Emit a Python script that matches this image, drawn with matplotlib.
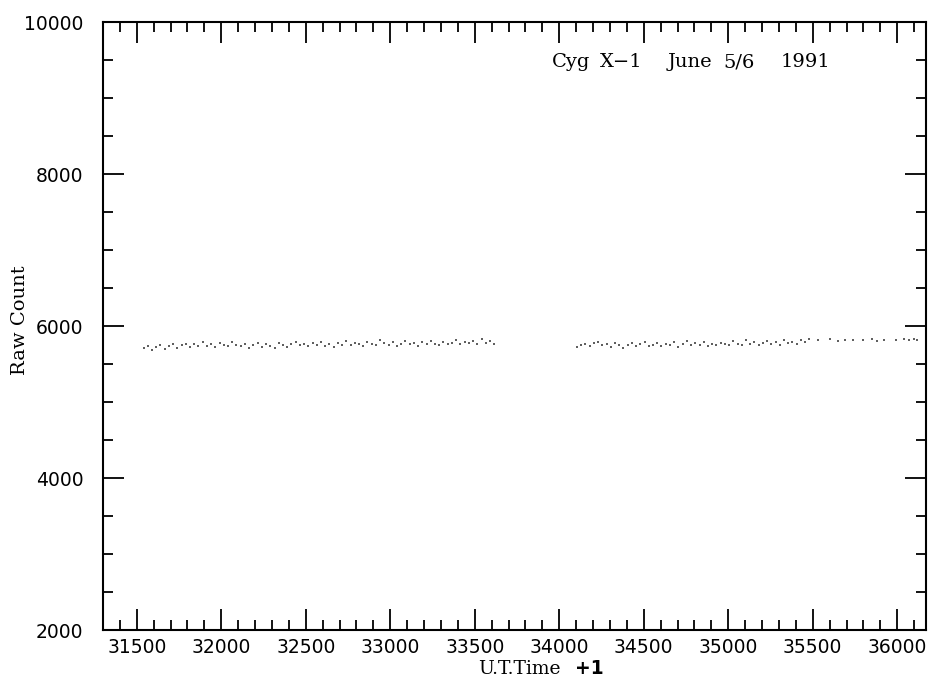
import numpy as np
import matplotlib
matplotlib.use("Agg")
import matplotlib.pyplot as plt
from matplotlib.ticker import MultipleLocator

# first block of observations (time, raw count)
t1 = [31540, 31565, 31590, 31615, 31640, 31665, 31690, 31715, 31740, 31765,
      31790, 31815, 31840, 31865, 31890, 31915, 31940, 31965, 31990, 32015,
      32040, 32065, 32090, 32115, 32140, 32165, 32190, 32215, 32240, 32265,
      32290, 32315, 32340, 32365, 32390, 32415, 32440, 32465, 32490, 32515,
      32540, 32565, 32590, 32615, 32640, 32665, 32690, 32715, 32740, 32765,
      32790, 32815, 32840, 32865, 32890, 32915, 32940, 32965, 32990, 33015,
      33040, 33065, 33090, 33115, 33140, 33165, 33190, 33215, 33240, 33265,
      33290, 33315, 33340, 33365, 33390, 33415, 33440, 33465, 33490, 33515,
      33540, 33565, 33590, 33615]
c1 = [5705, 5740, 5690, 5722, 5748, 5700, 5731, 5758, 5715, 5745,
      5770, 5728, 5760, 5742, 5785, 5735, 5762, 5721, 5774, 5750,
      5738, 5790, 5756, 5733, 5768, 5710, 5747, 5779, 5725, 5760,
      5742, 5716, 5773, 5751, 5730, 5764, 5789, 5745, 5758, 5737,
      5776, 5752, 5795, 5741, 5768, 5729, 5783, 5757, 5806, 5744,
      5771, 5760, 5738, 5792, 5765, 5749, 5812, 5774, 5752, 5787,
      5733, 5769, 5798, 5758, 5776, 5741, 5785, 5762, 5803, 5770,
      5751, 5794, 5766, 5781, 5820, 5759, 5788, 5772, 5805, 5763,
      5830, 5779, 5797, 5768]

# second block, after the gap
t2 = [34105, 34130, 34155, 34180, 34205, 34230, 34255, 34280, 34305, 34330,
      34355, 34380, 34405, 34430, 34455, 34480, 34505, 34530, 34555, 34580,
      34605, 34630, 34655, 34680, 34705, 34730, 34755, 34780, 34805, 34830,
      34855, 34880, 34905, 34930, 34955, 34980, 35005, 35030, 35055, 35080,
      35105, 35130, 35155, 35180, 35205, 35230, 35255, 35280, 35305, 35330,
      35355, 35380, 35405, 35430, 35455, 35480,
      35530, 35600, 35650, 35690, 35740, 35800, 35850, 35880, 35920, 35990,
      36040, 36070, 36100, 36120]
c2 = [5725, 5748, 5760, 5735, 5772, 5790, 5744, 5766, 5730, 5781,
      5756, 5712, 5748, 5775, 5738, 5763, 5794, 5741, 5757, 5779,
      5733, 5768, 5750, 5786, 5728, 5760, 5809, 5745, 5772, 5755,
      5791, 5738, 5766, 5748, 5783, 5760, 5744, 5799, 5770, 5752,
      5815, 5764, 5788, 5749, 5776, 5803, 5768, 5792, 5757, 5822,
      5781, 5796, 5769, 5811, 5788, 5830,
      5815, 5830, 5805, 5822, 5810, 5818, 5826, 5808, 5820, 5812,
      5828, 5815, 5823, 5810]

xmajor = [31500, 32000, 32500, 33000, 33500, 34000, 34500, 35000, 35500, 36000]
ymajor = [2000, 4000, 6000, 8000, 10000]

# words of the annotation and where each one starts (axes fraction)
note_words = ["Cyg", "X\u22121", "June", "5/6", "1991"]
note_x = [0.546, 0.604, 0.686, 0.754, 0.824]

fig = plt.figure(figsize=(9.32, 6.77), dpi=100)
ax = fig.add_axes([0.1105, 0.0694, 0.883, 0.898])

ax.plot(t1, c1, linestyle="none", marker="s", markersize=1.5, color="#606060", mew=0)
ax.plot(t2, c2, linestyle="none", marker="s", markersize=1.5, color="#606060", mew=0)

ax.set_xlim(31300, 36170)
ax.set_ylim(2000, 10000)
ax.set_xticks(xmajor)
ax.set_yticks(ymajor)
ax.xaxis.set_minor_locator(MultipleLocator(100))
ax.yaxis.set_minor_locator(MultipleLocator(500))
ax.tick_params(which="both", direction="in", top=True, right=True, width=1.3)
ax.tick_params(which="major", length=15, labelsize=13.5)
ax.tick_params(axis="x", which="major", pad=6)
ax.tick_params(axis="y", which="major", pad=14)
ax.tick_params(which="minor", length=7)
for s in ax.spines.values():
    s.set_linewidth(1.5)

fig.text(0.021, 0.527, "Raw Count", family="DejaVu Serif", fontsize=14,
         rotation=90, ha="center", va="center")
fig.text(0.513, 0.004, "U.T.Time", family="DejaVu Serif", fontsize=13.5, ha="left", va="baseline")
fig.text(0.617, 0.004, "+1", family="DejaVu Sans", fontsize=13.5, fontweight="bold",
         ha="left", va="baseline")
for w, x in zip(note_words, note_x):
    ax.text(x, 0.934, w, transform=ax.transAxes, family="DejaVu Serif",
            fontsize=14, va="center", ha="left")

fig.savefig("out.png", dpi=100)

Short exercise:
Repeat the listing above exactly, with no pictures.

Written response:
Emit a Python script that matches this image, drawn with matplotlib.
import numpy as np
import matplotlib
matplotlib.use("Agg")
import matplotlib.pyplot as plt
from matplotlib.ticker import MultipleLocator

# first block of observations (time, raw count)
t1 = [31540, 31565, 31590, 31615, 31640, 31665, 31690, 31715, 31740, 31765,
      31790, 31815, 31840, 31865, 31890, 31915, 31940, 31965, 31990, 32015,
      32040, 32065, 32090, 32115, 32140, 32165, 32190, 32215, 32240, 32265,
      32290, 32315, 32340, 32365, 32390, 32415, 32440, 32465, 32490, 32515,
      32540, 32565, 32590, 32615, 32640, 32665, 32690, 32715, 32740, 32765,
      32790, 32815, 32840, 32865, 32890, 32915, 32940, 32965, 32990, 33015,
      33040, 33065, 33090, 33115, 33140, 33165, 33190, 33215, 33240, 33265,
      33290, 33315, 33340, 33365, 33390, 33415, 33440, 33465, 33490, 33515,
      33540, 33565, 33590, 33615]
c1 = [5705, 5740, 5690, 5722, 5748, 5700, 5731, 5758, 5715, 5745,
      5770, 5728, 5760, 5742, 5785, 5735, 5762, 5721, 5774, 5750,
      5738, 5790, 5756, 5733, 5768, 5710, 5747, 5779, 5725, 5760,
      5742, 5716, 5773, 5751, 5730, 5764, 5789, 5745, 5758, 5737,
      5776, 5752, 5795, 5741, 5768, 5729, 5783, 5757, 5806, 5744,
      5771, 5760, 5738, 5792, 5765, 5749, 5812, 5774, 5752, 5787,
      5733, 5769, 5798, 5758, 5776, 5741, 5785, 5762, 5803, 5770,
      5751, 5794, 5766, 5781, 5820, 5759, 5788, 5772, 5805, 5763,
      5830, 5779, 5797, 5768]

# second block, after the gap
t2 = [34105, 34130, 34155, 34180, 34205, 34230, 34255, 34280, 34305, 34330,
      34355, 34380, 34405, 34430, 34455, 34480, 34505, 34530, 34555, 34580,
      34605, 34630, 34655, 34680, 34705, 34730, 34755, 34780, 34805, 34830,
      34855, 34880, 34905, 34930, 34955, 34980, 35005, 35030, 35055, 35080,
      35105, 35130, 35155, 35180, 35205, 35230, 35255, 35280, 35305, 35330,
      35355, 35380, 35405, 35430, 35455, 35480,
      35530, 35600, 35650, 35690, 35740, 35800, 35850, 35880, 35920, 35990,
      36040, 36070, 36100, 36120]
c2 = [5725, 5748, 5760, 5735, 5772, 5790, 5744, 5766, 5730, 5781,
      5756, 5712, 5748, 5775, 5738, 5763, 5794, 5741, 5757, 5779,
      5733, 5768, 5750, 5786, 5728, 5760, 5809, 5745, 5772, 5755,
      5791, 5738, 5766, 5748, 5783, 5760, 5744, 5799, 5770, 5752,
      5815, 5764, 5788, 5749, 5776, 5803, 5768, 5792, 5757, 5822,
      5781, 5796, 5769, 5811, 5788, 5830,
      5815, 5830, 5805, 5822, 5810, 5818, 5826, 5808, 5820, 5812,
      5828, 5815, 5823, 5810]

xmajor = [31500, 32000, 32500, 33000, 33500, 34000, 34500, 35000, 35500, 36000]
ymajor = [2000, 4000, 6000, 8000, 10000]

# words of the annotation and where each one starts (axes fraction)
note_words = ["Cyg", "X\u22121", "June", "5/6", "1991"]
note_x = [0.546, 0.604, 0.686, 0.754, 0.824]

fig = plt.figure(figsize=(9.32, 6.77), dpi=100)
ax = fig.add_axes([0.1105, 0.0694, 0.883, 0.898])

ax.plot(t1, c1, linestyle="none", marker="s", markersize=1.5, color="#606060", mew=0)
ax.plot(t2, c2, linestyle="none", marker="s", markersize=1.5, color="#606060", mew=0)

ax.set_xlim(31300, 36170)
ax.set_ylim(2000, 10000)
ax.set_xticks(xmajor)
ax.set_yticks(ymajor)
ax.xaxis.set_minor_locator(MultipleLocator(100))
ax.yaxis.set_minor_locator(MultipleLocator(500))
ax.tick_params(which="both", direction="in", top=True, right=True, width=1.3)
ax.tick_params(which="major", length=15, labelsize=13.5)
ax.tick_params(axis="x", which="major", pad=6)
ax.tick_params(axis="y", which="major", pad=14)
ax.tick_params(which="minor", length=7)
for s in ax.spines.values():
    s.set_linewidth(1.5)

fig.text(0.021, 0.527, "Raw Count", family="DejaVu Serif", fontsize=14,
         rotation=90, ha="center", va="center")
fig.text(0.513, 0.004, "U.T.Time", family="DejaVu Serif", fontsize=13.5, ha="left", va="baseline")
fig.text(0.617, 0.004, "+1", family="DejaVu Sans", fontsize=13.5, fontweight="bold",
         ha="left", va="baseline")
for w, x in zip(note_words, note_x):
    ax.text(x, 0.934, w, transform=ax.transAxes, family="DejaVu Serif",
            fontsize=14, va="center", ha="left")

fig.savefig("out.png", dpi=100)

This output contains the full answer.